Exercise prompt: Transcribe every line exactly and omit anything that is a picture.

Data lines:
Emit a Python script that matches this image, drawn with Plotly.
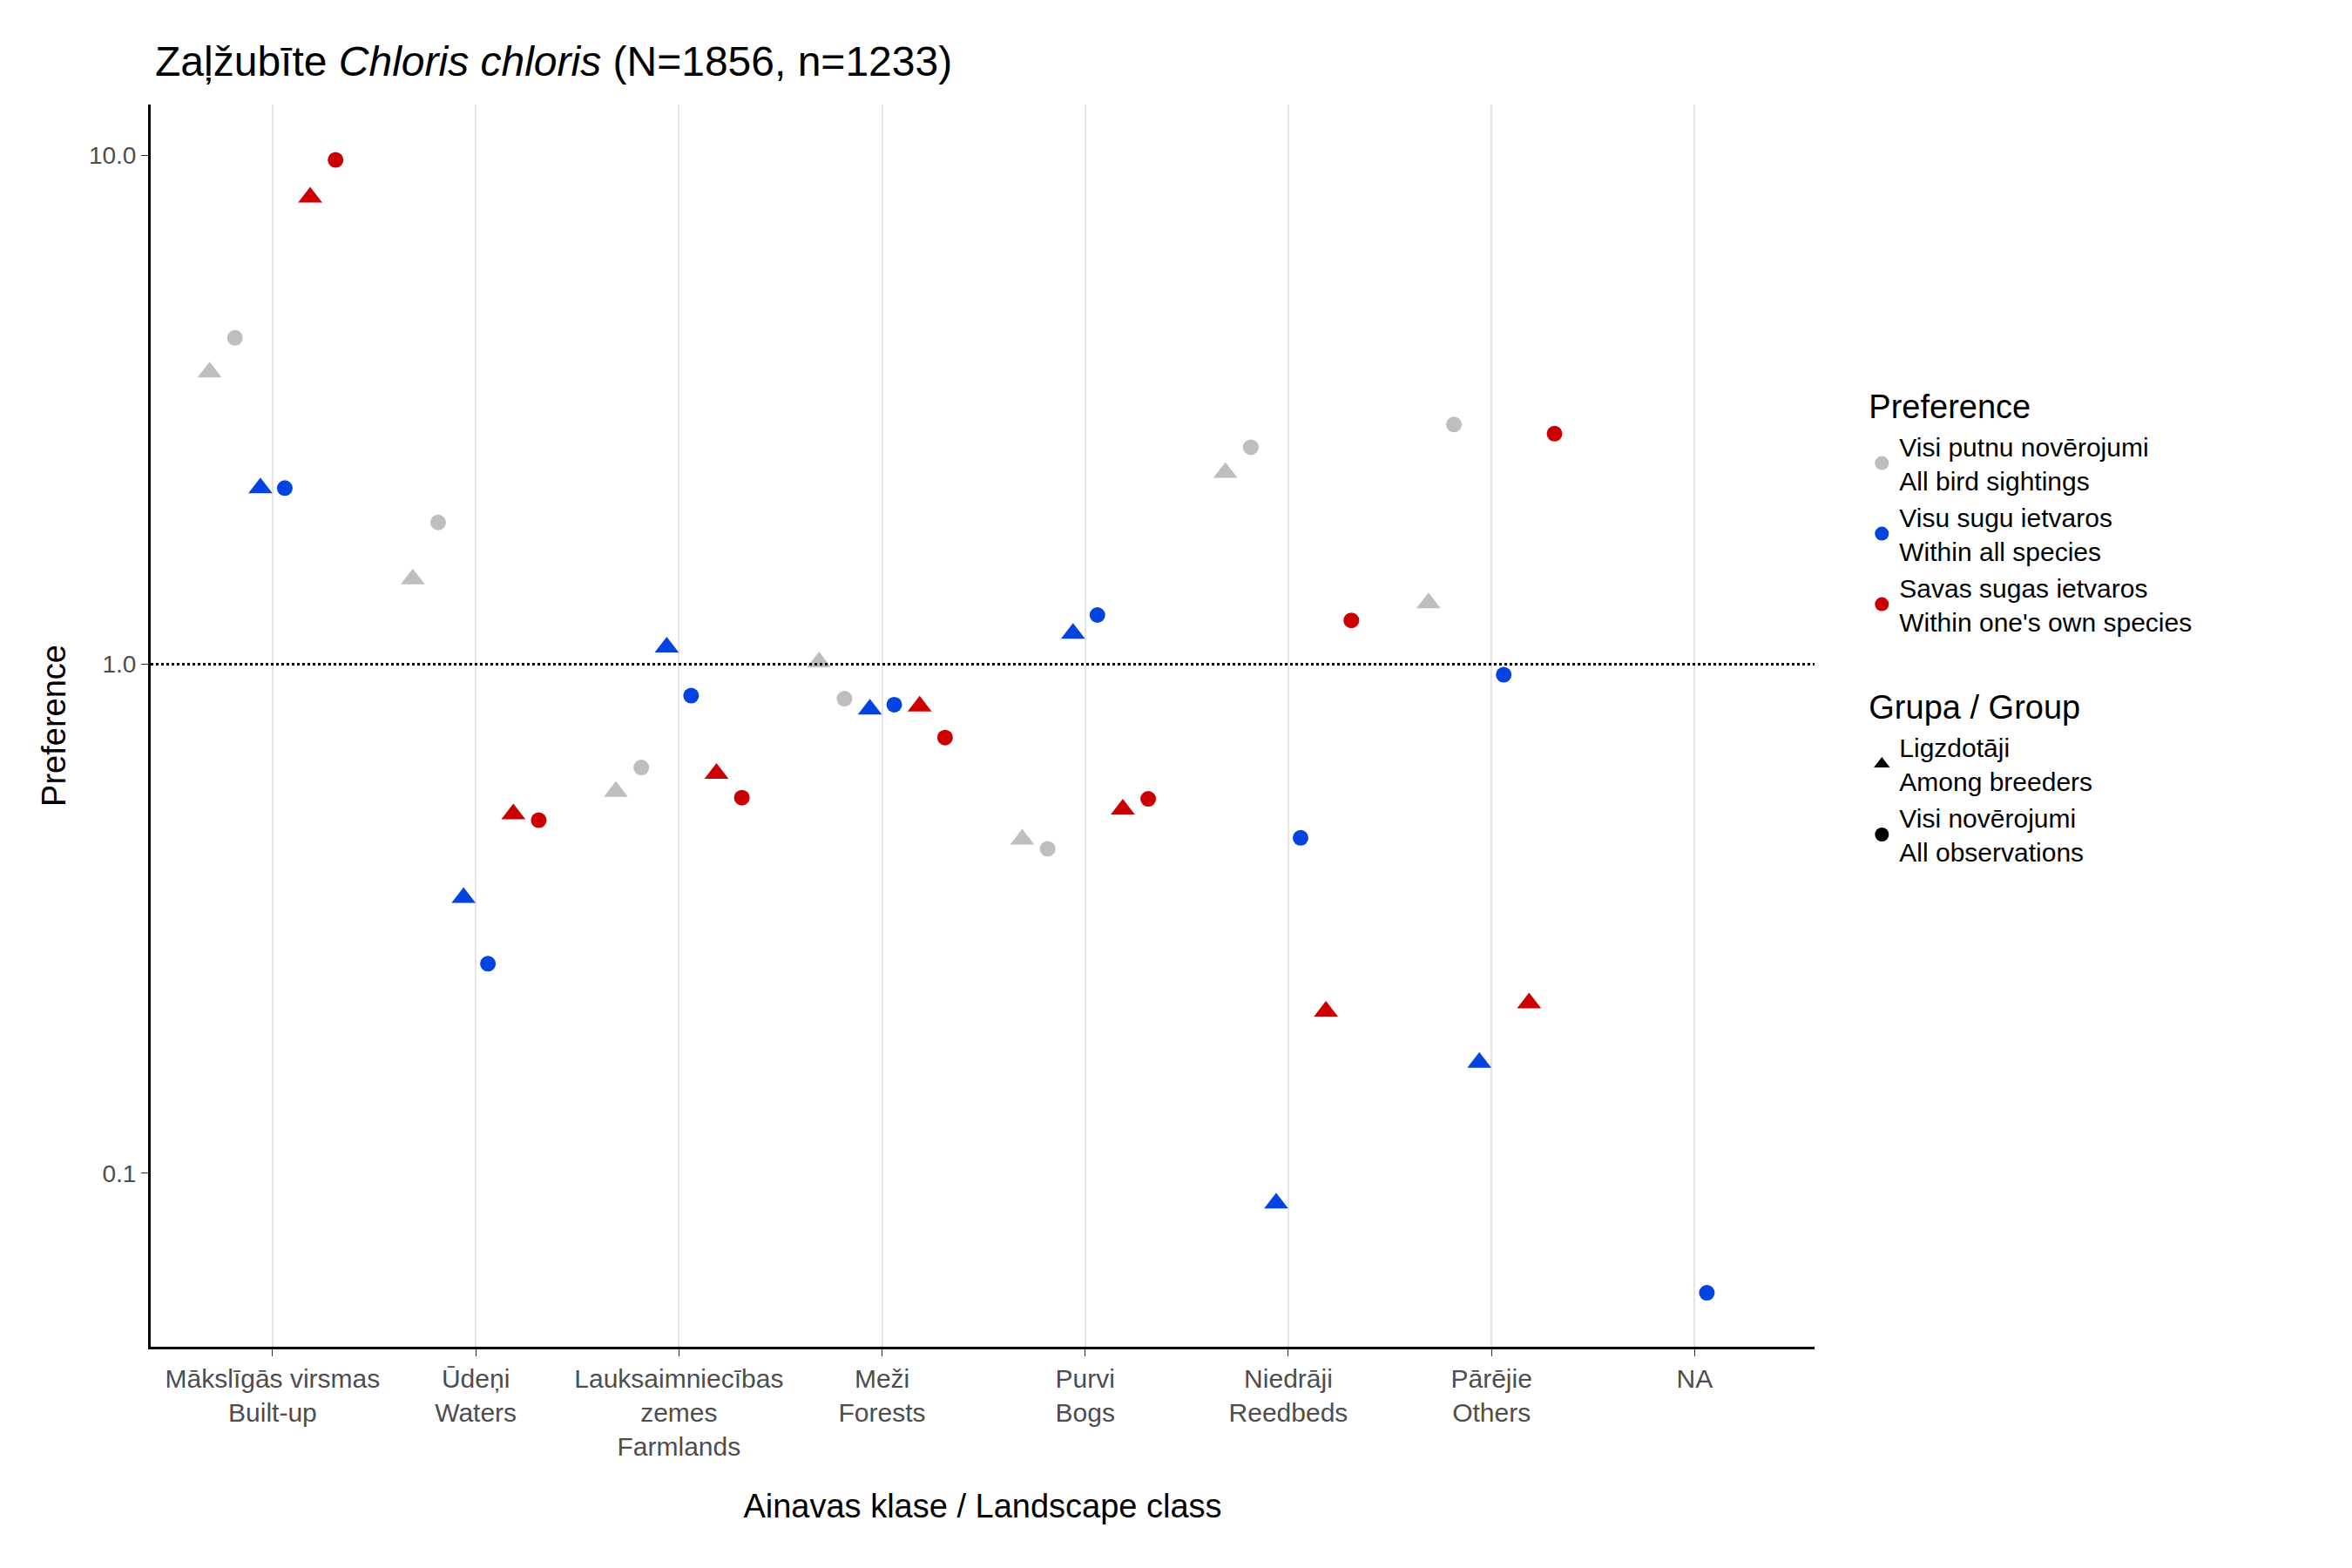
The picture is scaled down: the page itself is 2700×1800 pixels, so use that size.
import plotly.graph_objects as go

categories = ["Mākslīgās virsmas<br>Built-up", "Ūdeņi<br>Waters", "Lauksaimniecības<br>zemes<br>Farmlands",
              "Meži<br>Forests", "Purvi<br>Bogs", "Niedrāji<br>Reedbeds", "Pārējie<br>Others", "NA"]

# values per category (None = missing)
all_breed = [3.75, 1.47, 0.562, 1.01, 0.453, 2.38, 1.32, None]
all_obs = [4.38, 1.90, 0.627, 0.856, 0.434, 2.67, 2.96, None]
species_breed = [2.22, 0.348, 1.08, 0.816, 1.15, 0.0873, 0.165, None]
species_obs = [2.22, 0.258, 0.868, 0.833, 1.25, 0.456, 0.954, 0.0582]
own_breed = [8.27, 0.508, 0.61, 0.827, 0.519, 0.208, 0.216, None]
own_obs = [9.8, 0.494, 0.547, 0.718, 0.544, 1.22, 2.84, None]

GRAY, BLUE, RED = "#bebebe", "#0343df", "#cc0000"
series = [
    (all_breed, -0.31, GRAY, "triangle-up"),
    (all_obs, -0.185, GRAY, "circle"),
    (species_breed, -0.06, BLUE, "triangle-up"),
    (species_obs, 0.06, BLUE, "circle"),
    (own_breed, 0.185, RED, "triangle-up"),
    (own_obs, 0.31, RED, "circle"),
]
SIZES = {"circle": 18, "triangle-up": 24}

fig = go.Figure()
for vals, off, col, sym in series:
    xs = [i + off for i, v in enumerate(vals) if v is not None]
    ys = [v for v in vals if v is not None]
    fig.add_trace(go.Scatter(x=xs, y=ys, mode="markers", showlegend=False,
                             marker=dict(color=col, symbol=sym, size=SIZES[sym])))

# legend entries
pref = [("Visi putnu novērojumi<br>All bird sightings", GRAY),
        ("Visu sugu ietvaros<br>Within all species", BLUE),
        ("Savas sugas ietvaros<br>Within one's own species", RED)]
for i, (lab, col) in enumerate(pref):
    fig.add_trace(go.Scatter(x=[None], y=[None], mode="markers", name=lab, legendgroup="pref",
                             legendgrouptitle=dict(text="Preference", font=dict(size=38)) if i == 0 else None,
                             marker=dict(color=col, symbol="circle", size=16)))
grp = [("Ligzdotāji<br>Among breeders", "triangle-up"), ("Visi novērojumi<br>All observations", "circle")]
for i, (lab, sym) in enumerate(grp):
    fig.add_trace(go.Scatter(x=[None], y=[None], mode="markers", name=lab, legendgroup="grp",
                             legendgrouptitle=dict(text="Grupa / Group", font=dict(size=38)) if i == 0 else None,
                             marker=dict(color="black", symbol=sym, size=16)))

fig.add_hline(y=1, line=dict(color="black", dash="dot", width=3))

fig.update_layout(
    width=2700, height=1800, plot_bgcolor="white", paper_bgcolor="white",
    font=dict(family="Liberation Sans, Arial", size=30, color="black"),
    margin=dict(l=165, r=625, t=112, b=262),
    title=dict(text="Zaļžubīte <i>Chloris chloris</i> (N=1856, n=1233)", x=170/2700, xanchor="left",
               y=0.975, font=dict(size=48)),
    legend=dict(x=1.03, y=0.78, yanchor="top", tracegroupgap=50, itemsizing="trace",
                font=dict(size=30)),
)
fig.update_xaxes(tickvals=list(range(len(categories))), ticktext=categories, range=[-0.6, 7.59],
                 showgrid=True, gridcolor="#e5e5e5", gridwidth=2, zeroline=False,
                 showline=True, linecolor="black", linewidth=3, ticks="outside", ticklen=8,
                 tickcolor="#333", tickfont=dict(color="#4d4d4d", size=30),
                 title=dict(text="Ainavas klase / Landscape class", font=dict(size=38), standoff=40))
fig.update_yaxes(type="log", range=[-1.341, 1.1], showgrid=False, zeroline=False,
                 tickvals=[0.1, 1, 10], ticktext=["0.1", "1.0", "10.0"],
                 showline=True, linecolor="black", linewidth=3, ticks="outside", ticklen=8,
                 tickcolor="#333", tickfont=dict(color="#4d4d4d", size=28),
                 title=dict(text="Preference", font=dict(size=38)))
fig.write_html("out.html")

Response to this exercise:
Emit a Python script that matches this image, drawn with Plotly.
The picture is scaled down: the page itself is 2700×1800 pixels, so use that size.
import plotly.graph_objects as go

categories = ["Mākslīgās virsmas<br>Built-up", "Ūdeņi<br>Waters", "Lauksaimniecības<br>zemes<br>Farmlands",
              "Meži<br>Forests", "Purvi<br>Bogs", "Niedrāji<br>Reedbeds", "Pārējie<br>Others", "NA"]

# values per category (None = missing)
all_breed = [3.75, 1.47, 0.562, 1.01, 0.453, 2.38, 1.32, None]
all_obs = [4.38, 1.90, 0.627, 0.856, 0.434, 2.67, 2.96, None]
species_breed = [2.22, 0.348, 1.08, 0.816, 1.15, 0.0873, 0.165, None]
species_obs = [2.22, 0.258, 0.868, 0.833, 1.25, 0.456, 0.954, 0.0582]
own_breed = [8.27, 0.508, 0.61, 0.827, 0.519, 0.208, 0.216, None]
own_obs = [9.8, 0.494, 0.547, 0.718, 0.544, 1.22, 2.84, None]

GRAY, BLUE, RED = "#bebebe", "#0343df", "#cc0000"
series = [
    (all_breed, -0.31, GRAY, "triangle-up"),
    (all_obs, -0.185, GRAY, "circle"),
    (species_breed, -0.06, BLUE, "triangle-up"),
    (species_obs, 0.06, BLUE, "circle"),
    (own_breed, 0.185, RED, "triangle-up"),
    (own_obs, 0.31, RED, "circle"),
]
SIZES = {"circle": 18, "triangle-up": 24}

fig = go.Figure()
for vals, off, col, sym in series:
    xs = [i + off for i, v in enumerate(vals) if v is not None]
    ys = [v for v in vals if v is not None]
    fig.add_trace(go.Scatter(x=xs, y=ys, mode="markers", showlegend=False,
                             marker=dict(color=col, symbol=sym, size=SIZES[sym])))

# legend entries
pref = [("Visi putnu novērojumi<br>All bird sightings", GRAY),
        ("Visu sugu ietvaros<br>Within all species", BLUE),
        ("Savas sugas ietvaros<br>Within one's own species", RED)]
for i, (lab, col) in enumerate(pref):
    fig.add_trace(go.Scatter(x=[None], y=[None], mode="markers", name=lab, legendgroup="pref",
                             legendgrouptitle=dict(text="Preference", font=dict(size=38)) if i == 0 else None,
                             marker=dict(color=col, symbol="circle", size=16)))
grp = [("Ligzdotāji<br>Among breeders", "triangle-up"), ("Visi novērojumi<br>All observations", "circle")]
for i, (lab, sym) in enumerate(grp):
    fig.add_trace(go.Scatter(x=[None], y=[None], mode="markers", name=lab, legendgroup="grp",
                             legendgrouptitle=dict(text="Grupa / Group", font=dict(size=38)) if i == 0 else None,
                             marker=dict(color="black", symbol=sym, size=16)))

fig.add_hline(y=1, line=dict(color="black", dash="dot", width=3))

fig.update_layout(
    width=2700, height=1800, plot_bgcolor="white", paper_bgcolor="white",
    font=dict(family="Liberation Sans, Arial", size=30, color="black"),
    margin=dict(l=165, r=625, t=112, b=262),
    title=dict(text="Zaļžubīte <i>Chloris chloris</i> (N=1856, n=1233)", x=170/2700, xanchor="left",
               y=0.975, font=dict(size=48)),
    legend=dict(x=1.03, y=0.78, yanchor="top", tracegroupgap=50, itemsizing="trace",
                font=dict(size=30)),
)
fig.update_xaxes(tickvals=list(range(len(categories))), ticktext=categories, range=[-0.6, 7.59],
                 showgrid=True, gridcolor="#e5e5e5", gridwidth=2, zeroline=False,
                 showline=True, linecolor="black", linewidth=3, ticks="outside", ticklen=8,
                 tickcolor="#333", tickfont=dict(color="#4d4d4d", size=30),
                 title=dict(text="Ainavas klase / Landscape class", font=dict(size=38), standoff=40))
fig.update_yaxes(type="log", range=[-1.341, 1.1], showgrid=False, zeroline=False,
                 tickvals=[0.1, 1, 10], ticktext=["0.1", "1.0", "10.0"],
                 showline=True, linecolor="black", linewidth=3, ticks="outside", ticklen=8,
                 tickcolor="#333", tickfont=dict(color="#4d4d4d", size=28),
                 title=dict(text="Preference", font=dict(size=38)))
fig.write_html("out.html")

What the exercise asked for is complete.